Je suis convaincu qu’il nous faut montrer dès aujourd’hui que cette nouvelle façon de construire est possible, en densifiant la ville, en transformant les immeubles de bureaux et en étant aux côtés des élus pour mieux expliquer ces projets aux habitants. Nous devons également travailler au niveau de la filière tout entière, pour construire des projets démonstrateurs, répondant aux enjeux de la ville à 2050. C’est ce que nous ambitionnons de faire à La Jallère à Bordeaux ou encore à Blagnac. Il faut également faire filière, inciter l’ensemble des acteurs à s’aligner sur ces nouveaux modèles : l’utilisation du bois, de la paille, de la terre crue, la préfabrication… bref construire décarboné !

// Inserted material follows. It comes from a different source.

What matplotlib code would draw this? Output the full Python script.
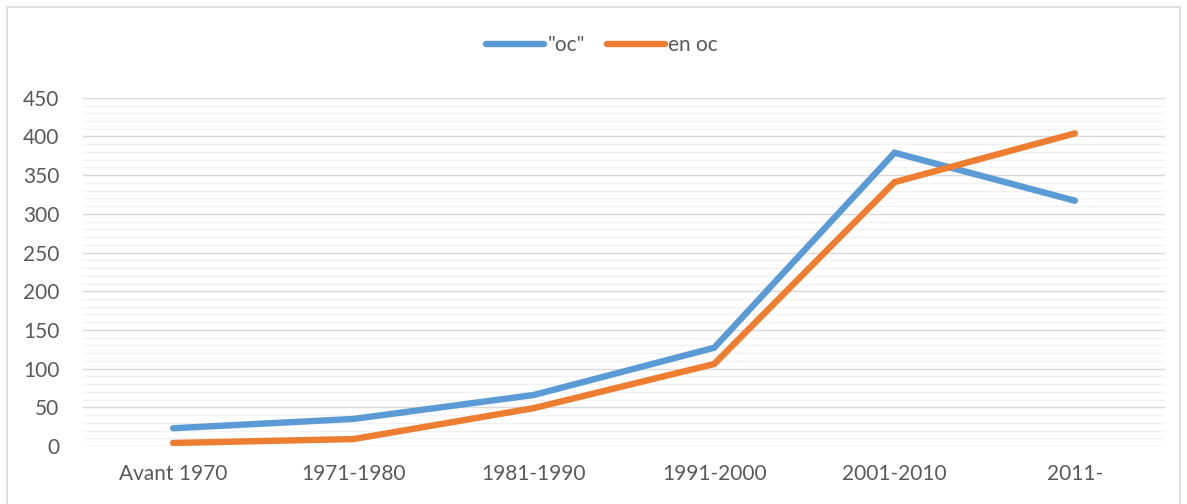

Dans un moment économique et financier volatil, construire durable a un surcoût difficilement acceptable pour nos clients. Je reste néanmoins persuadé que prendre le tournant aujourd’hui sera très rapidement un avantage compétitif. Il convient donc d’agir également sur une meilleure maîtrise du coût du foncier.
À quelques semaines de la plus grande compétition sportive au monde, le Village des athlètes nous rappelle qu’en se donnant les moyens collectivement, faire vite et mieux est possible. Je dirai enfin qu’il s’agit aussi d’une responsabilité sociétale des acteurs de l’immobilier que de construire en conscience pour les générations futures.